Take every line where the string "matplotlib" appears and copy it.

• [RECORDS SUPPLIED]
-----

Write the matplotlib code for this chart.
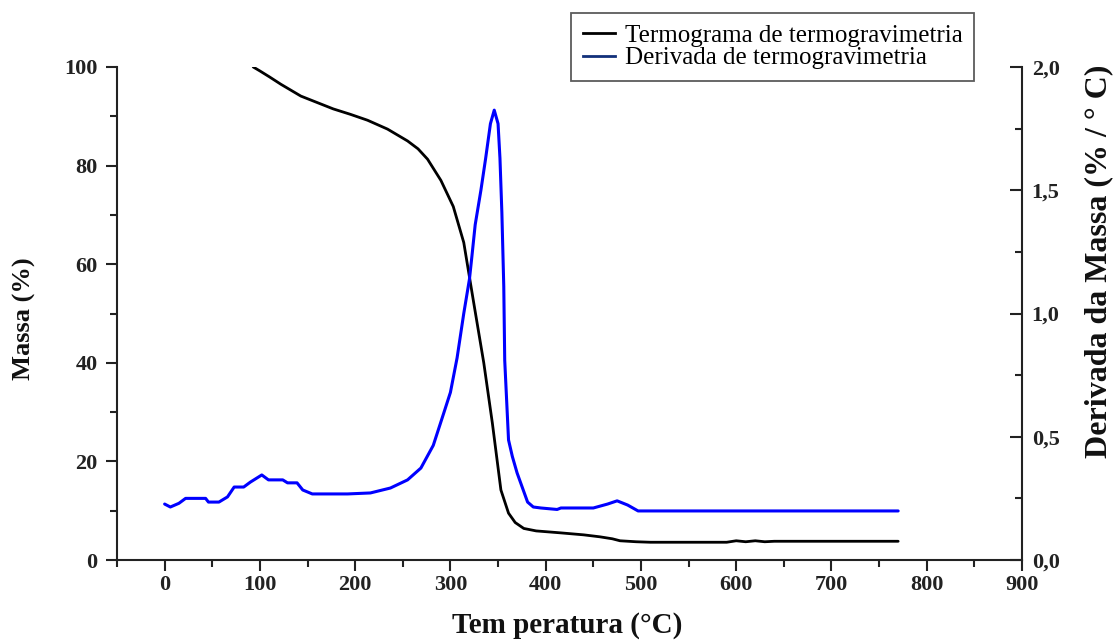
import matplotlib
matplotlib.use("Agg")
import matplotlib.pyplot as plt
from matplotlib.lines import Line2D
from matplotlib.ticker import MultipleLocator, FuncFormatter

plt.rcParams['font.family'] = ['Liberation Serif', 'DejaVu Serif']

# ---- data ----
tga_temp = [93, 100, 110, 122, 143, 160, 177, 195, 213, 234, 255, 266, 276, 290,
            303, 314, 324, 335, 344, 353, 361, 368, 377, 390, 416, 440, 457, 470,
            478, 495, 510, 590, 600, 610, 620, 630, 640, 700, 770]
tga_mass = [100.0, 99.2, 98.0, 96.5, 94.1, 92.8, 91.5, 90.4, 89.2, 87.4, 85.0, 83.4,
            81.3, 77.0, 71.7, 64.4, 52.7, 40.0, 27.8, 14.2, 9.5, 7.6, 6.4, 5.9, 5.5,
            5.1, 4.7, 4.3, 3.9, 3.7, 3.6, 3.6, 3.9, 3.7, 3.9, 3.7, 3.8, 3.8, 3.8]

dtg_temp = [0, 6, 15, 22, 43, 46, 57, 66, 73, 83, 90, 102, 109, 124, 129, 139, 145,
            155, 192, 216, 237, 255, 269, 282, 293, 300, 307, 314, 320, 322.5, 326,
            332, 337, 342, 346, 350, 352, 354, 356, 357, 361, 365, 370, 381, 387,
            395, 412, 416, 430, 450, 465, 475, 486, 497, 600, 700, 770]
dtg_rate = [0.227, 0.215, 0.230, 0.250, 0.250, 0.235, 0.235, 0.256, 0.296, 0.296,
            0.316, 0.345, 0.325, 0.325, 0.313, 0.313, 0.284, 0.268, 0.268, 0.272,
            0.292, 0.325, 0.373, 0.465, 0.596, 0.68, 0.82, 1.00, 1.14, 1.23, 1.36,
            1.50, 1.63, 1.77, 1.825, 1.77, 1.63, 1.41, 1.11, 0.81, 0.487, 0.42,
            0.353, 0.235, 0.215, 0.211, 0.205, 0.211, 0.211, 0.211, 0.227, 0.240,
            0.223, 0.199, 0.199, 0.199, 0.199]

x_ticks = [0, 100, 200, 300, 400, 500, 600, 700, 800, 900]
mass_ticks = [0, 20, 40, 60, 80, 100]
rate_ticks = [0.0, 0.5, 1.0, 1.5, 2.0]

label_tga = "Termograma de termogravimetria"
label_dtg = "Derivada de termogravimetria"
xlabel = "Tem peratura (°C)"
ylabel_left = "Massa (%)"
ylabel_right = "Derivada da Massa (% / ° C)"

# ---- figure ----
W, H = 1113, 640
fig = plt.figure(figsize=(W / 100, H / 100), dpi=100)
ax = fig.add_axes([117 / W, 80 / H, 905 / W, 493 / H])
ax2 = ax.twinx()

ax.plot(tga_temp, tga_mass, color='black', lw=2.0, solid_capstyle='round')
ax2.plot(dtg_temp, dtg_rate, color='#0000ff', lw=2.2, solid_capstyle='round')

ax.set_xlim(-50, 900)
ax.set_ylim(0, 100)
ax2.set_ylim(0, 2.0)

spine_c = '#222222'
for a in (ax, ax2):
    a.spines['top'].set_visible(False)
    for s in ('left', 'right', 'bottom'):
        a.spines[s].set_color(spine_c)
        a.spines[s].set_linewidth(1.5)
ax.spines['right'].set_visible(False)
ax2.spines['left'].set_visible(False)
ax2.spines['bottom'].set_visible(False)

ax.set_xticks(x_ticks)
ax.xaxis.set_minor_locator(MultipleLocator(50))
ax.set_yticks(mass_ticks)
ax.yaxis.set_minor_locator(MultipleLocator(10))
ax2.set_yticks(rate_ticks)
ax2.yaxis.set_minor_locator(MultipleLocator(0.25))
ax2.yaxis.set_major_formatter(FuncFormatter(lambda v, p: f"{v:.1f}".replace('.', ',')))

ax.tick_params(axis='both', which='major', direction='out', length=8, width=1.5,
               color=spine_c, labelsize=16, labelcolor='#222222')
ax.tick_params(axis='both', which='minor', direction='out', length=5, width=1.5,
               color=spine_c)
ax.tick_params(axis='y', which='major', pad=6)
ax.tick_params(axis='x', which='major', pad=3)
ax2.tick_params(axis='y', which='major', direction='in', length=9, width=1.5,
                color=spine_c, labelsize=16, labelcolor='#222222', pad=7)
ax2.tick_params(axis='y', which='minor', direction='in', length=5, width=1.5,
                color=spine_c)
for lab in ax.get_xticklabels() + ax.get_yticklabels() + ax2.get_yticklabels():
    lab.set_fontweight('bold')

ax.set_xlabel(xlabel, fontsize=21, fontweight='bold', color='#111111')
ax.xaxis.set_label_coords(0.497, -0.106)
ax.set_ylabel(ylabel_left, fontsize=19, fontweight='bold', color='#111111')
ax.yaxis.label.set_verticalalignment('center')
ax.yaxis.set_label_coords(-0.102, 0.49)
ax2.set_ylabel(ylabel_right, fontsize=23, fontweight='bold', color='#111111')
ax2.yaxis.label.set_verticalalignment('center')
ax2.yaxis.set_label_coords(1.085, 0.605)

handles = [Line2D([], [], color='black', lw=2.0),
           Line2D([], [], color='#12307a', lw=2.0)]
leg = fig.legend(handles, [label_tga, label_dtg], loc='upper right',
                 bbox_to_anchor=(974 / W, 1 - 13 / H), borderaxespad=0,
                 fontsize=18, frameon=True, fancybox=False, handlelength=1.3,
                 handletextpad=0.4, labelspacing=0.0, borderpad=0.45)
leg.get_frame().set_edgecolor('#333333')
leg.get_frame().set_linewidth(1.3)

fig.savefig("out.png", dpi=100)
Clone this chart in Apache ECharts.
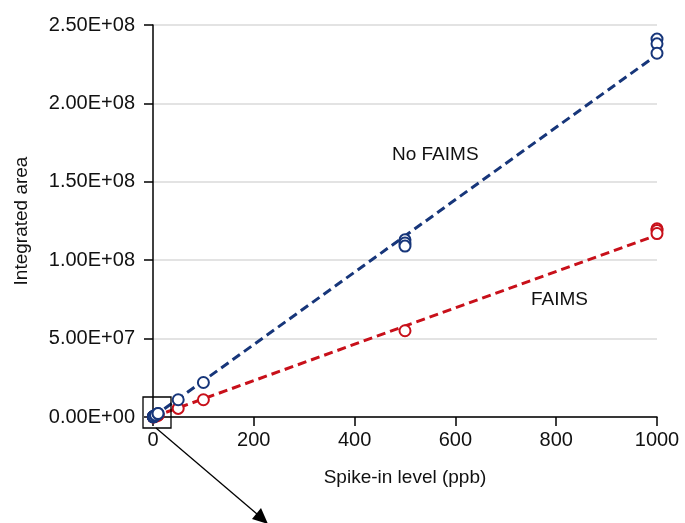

-----

• [TASK RESPONSE]
Write the matplotlib code for this chart.
import matplotlib
matplotlib.use("Agg")
import matplotlib.pyplot as plt
from matplotlib.lines import Line2D
from matplotlib.ticker import MultipleLocator, FuncFormatter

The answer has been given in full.